La vida se compone de muchas felicidades. Pocas como la de aprender, sólo comparable a la de amar, tal vez, y compartir el amor, o mantener a salvo tu camada, poco más. Poco más. Aprender significa comprender. Saber qué lugar se ocupa en los engranajes celestes, saber si en el gran sistema que no para de reajustarse, hacemos la labor que tenemos encomendada. Saber cuál es nuestra labor. Ejercerla con eficacia, variar nuestro cometido si es preciso. Volver a funcionar en otro hábitat, con otras personas, con otras metas. Variar esas metas, trazar un plan, otro alternativo, dos, diez. Aprender de todo ello, siempre. Ser como esa mano derecha que conversa con la izquierda en una partitura que parece un todo y que tiene varias lecturas horizontales y verticales. Cuánto colorido adquiere aquello que se disecciona, cuántas fases, o capas, o motivaciones. Cuántas emociones en el momento de la revelación que es fecunda y atropellada, en ese vendaval que no cesa de ideas y de palabras.
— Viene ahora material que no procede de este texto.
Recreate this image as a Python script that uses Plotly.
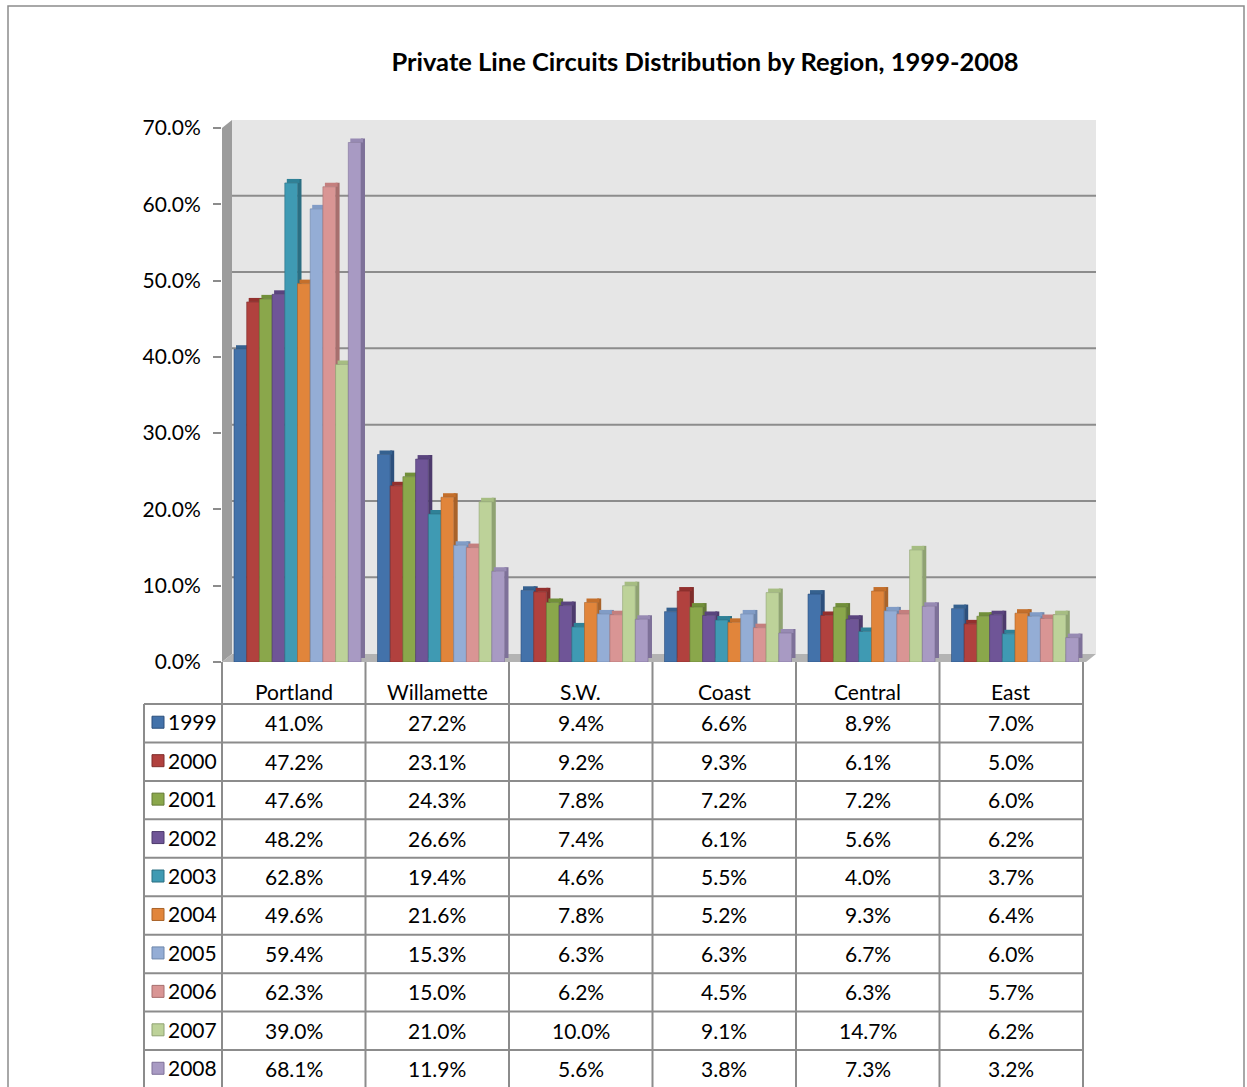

Cuánta felicidad hay en la comprensión de las palabras. Cuánta en su unión, armoniosa, íntima, delicada, irremediable. Cuánta en la creación, en el proyecto, en la expectativa. Cuánta en los universos numéricos,  en los lenguajes de la ciencia, en las proporciones del arte complejo, en las soluciones valientes a los problemas horribles. Cuánta entrega hay en un investigador cada día, cuánta falta de vanidad en su búsqueda, casi mística, de la raíz de las cosas, de la comprensión de sus microcosmos, de sus  propios límites.
Cuánto veneno hay en una educación excelente sólo para ricos (o para blancos, o para payos, o…). Cuánto veneno hay en provocar esa ceguera social, esa alienación irreparable, esa credulidad, esa maleabilidad… No hay nada inocente en meter las fauces en la educación. Hay un plan. Un gran plan cuyas secuelas padecen generaciones enteras.  Un plan ideológico escrito hace muchos años. No hace falta que diga más sobre esto, otros han teorizado sobre este particular con mejores mimbres.   Sólo les transmito mi desazón; este caso de Cifuentes nos pone sobre la pista de ese asalto que no para. La picaresca y la desidia, las poltronas, las malas costumbres, esos derechos adquiridos de aquella manera… Cada nuevo envite contra la educación pública nos saca del camino de nuestro futuro, que como antes, tampoco ahora está escrito, digan lo que digan los de siempre.  Nos, somos los que no estábamos llamados y llegamos con unas pesetas en el bolsillo y los ojos muy muy abiertos, pensando en encontrar, en comprender.  Y ahí seguimos, todavía.